Barack Obama, Christine Lagarde, Mario Draghi, David Cameron and all of our major world partners are asking Europe for a clear vision of its future so that the mistrust it has been the focus of can be overcome. Angela Merkel, Mariano Rajoy, Mario Monti and a number of European leaders have indicated what this vision should comprise: the reassertion of its joint commitment to the single currency, the euro, together with immediate adjustment measures to avoid the dispair of those who are doing the most work. Firmness and solidarity. 

However everyone wants to know how far the Union and euro zone Member States want to go, what kind of economic governance they want and which facilities they are ready to accept. Discipline, Eurobonds and democratic control?

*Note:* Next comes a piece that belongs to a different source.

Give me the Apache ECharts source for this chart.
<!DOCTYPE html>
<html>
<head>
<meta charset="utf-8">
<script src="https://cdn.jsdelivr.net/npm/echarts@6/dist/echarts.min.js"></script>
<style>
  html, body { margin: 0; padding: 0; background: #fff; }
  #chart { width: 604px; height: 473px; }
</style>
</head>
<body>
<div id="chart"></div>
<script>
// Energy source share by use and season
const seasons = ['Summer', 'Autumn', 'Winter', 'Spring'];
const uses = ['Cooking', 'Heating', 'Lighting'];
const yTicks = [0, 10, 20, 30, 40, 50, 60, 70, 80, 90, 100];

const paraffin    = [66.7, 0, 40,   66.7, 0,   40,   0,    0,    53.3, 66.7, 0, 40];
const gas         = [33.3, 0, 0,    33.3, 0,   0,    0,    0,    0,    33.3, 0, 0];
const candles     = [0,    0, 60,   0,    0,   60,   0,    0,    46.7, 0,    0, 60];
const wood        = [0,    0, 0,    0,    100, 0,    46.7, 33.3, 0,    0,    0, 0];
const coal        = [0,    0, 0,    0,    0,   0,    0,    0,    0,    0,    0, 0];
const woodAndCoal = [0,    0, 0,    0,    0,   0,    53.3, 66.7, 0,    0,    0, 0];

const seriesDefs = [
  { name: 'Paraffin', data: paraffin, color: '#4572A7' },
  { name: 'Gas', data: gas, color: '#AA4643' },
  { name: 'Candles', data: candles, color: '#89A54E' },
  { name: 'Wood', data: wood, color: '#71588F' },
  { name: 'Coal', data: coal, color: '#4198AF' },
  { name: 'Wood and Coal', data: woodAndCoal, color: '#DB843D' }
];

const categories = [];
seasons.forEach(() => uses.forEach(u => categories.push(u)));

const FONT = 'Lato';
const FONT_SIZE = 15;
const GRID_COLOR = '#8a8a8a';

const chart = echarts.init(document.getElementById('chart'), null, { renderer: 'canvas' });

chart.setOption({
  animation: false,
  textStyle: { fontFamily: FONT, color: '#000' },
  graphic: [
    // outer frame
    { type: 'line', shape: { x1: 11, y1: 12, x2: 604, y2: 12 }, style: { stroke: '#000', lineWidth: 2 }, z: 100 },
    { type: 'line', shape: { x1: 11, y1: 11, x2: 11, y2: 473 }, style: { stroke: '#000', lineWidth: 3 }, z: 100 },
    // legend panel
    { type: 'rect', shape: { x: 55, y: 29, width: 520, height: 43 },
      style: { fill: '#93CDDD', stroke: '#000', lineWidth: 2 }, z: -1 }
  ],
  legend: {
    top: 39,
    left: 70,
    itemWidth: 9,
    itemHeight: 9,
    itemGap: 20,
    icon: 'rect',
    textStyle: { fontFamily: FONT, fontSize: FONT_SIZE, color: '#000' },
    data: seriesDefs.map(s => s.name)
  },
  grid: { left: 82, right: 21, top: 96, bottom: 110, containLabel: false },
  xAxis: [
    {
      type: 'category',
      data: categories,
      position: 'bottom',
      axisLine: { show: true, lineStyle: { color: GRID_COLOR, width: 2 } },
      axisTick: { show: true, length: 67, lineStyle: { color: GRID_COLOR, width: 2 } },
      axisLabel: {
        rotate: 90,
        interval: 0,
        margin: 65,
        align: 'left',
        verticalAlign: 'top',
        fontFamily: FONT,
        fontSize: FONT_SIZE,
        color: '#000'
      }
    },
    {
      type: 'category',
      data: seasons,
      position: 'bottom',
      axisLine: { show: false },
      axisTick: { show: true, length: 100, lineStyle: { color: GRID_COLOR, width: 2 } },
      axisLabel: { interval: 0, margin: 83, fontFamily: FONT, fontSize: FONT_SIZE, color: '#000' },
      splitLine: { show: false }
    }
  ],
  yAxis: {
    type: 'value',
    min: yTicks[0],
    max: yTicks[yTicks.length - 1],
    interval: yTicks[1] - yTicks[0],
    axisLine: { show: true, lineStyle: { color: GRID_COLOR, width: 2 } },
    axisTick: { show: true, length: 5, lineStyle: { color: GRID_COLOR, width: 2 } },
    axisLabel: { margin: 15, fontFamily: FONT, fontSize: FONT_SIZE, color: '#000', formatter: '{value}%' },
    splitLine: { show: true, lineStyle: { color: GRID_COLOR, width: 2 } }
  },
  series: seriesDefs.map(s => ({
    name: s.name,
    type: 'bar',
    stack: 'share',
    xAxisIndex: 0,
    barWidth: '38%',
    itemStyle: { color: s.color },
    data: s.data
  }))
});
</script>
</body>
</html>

After a long electoral period, which unfortunately privileged domestic debate, France can no longer remain silent, at the risk of paralysing the Union. Because both at the European Council on 28th and 29th June and in the long term, the major decisions which are now emerging on the horizon will affect the traditional exercise of sovereignty. Will the divisions over this issue arise again in France? Will every political party protest once more at the idea of granting a shared authority some of our decision making competences vis-à-vis the national budget, taxes as well as spending? And will France again hesitate to take advantage of its European commitment, which no President and no majority have dared to question in the last 62 years? The electoral campaigns carefully circumnavigated the issue, and yet it was an ideal moment for a true democratic debate; the rise of populism both on the right and the left dissuaded the candidates from asking the question. 

And yet France can rise to the occasion on two conditions:

 - that it focuses exclusively, as Schuman and Monnet did in their time, on the single goal of recovering confidence, stability and growth. The only things at stake are the measures vital to this end and there is no need for ideological debate or wars of words, which so rapidly ignite the Frenchman's spirit!

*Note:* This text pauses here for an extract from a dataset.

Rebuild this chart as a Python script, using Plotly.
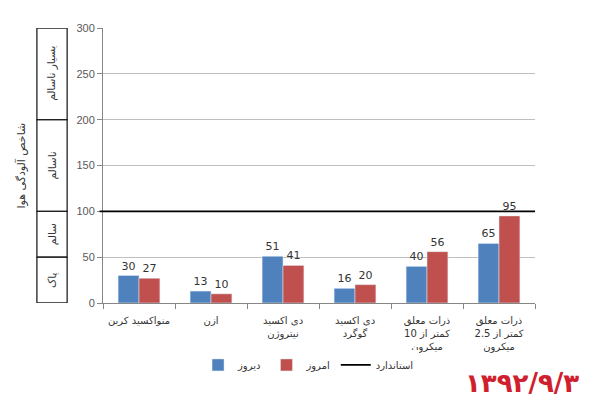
import plotly.graph_objects as go

# pollutant categories (x axis)
categories = [
    "منواکسید کربن",
    "ازن",
    "دی اکسید<br>نیتروژن",
    "دی اکسید<br>گوگرد",
    "ذرات معلق<br>کمتر از 10<br>میکرون",
    "ذرات معلق<br>کمتر از 2.5<br>میکرون",
]
yesterday = [30, 13, 51, 16, 40, 65]
today = [27, 10, 41, 20, 56, 95]
standard = 100

# air quality bands on the left
band_names = ["پاک", "سالم", "ناسالم", "بسیار ناسالم"]
band_edges = [0, 50, 100, 200, 300]

y_ticks = [0, 50, 100, 150, 200, 250, 300]

blue = "#4F81BD"
red = "#C0504D"
font_fa = "DejaVu Sans"

fig = go.Figure()

fig.add_trace(go.Bar(
    x=categories, y=yesterday, name="دیروز",
    marker=dict(color=blue),
    text=yesterday, textposition="outside", cliponaxis=False,
    textfont=dict(size=11, color="#333333"),
))
fig.add_trace(go.Bar(
    x=categories, y=today, name="امروز",
    marker=dict(color=red),
    text=today, textposition="outside", cliponaxis=False,
    textfont=dict(size=11, color="#333333"),
))

# standard line
fig.add_shape(
    type="line", xref="paper", x0=-0.008, x1=1, yref="y", y0=standard, y1=standard,
    line=dict(color="black", width=1.6), showlegend=True, name="استاندارد",
)

# band boxes with labels
for i, name in enumerate(band_names):
    lo, hi = band_edges[i], band_edges[i + 1]
    fig.add_shape(
        type="rect", xref="paper", x0=-0.153, x1=-0.083, yref="y", y0=lo, y1=hi,
        line=dict(color="#222222", width=1.3), fillcolor="rgba(0,0,0,0)",
    )
    fig.add_annotation(
        xref="paper", x=-0.118, yref="y", y=(lo + hi) / 2, text=name,
        xanchor="center", yanchor="middle",
        textangle=-90, showarrow=False, font=dict(family=font_fa, size=10.5, color="#333333"),
    )

# y axis title
fig.add_annotation(
    xref="paper", x=-0.192, yref="paper", y=0.5, text="شاخص آلودگی هوا",
    xanchor="center", yanchor="middle",
    textangle=-90, showarrow=False, font=dict(family=font_fa, size=11, color="#333333"),
)

# date stamp
fig.add_annotation(
    xref="paper", x=0.97, yref="paper", y=-0.29, text="<b>۱۳۹۲/۹/۳</b>",
    showarrow=False, xanchor="center", yanchor="middle",
    font=dict(family=font_fa, size=26, color="#D0202E"),
)

# page body adds 8px offset, so figure is 8px smaller and margins shifted
fig.update_layout(
    width=592, height=401,
    margin=dict(l=95, r=65, t=20, b=106),
    paper_bgcolor="white", plot_bgcolor="white",
    barmode="group", bargap=0.42, bargroupgap=0,
    font=dict(family=font_fa, size=11, color="#333333"),
    legend=dict(
        orientation="h", x=0.22, xanchor="left", y=-0.225, yanchor="middle",
        font=dict(family=font_fa, size=10, color="#333333"),
        itemwidth=30, tracegroupgap=0,
    ),
    xaxis=dict(
        showline=True, linecolor="#868686", linewidth=1,
        ticks="outside", tickson="boundaries", ticklen=5, tickcolor="#868686",
        tickangle=0, ticklabelstandoff=8,
        tickfont=dict(family=font_fa, size=10, color="#333333"),
        showgrid=False, zeroline=False,
    ),
    yaxis=dict(
        range=[0, 300], tickvals=y_ticks,
        showline=True, linecolor="#868686", linewidth=1,
        ticks="outside", ticklen=5, tickcolor="#868686",
        tickfont=dict(family="Liberation Sans", size=11, color="#595959"),
        showgrid=True, gridcolor="#BFBFBF", gridwidth=1, zeroline=False,
    ),
)

fig.write_html("out.html")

- that temporary national union is put forward focusing on an acceptable vision, i.e. one which is realistic but ambitious, of a truly integrated European Economic Union.


The new French leaders therefore have an historic responsiblity. If they acccept to turn the electoral leaf as quickly as possible, they will rise and be worthy of the issues at stake and France will facilitate a decisive European response, which everyone is waiting for. They will then decide, with the support of the opposition that already signed, to ratify the budgetary pact and growth measures. They can form a European majority that will come to agreement on a shared vision of how the Union is to develop, which will approve the necessary constitutional reform and enable the country, which was the cradle of European unification, to say clearly what it wants. 

It is time. France has to speak out.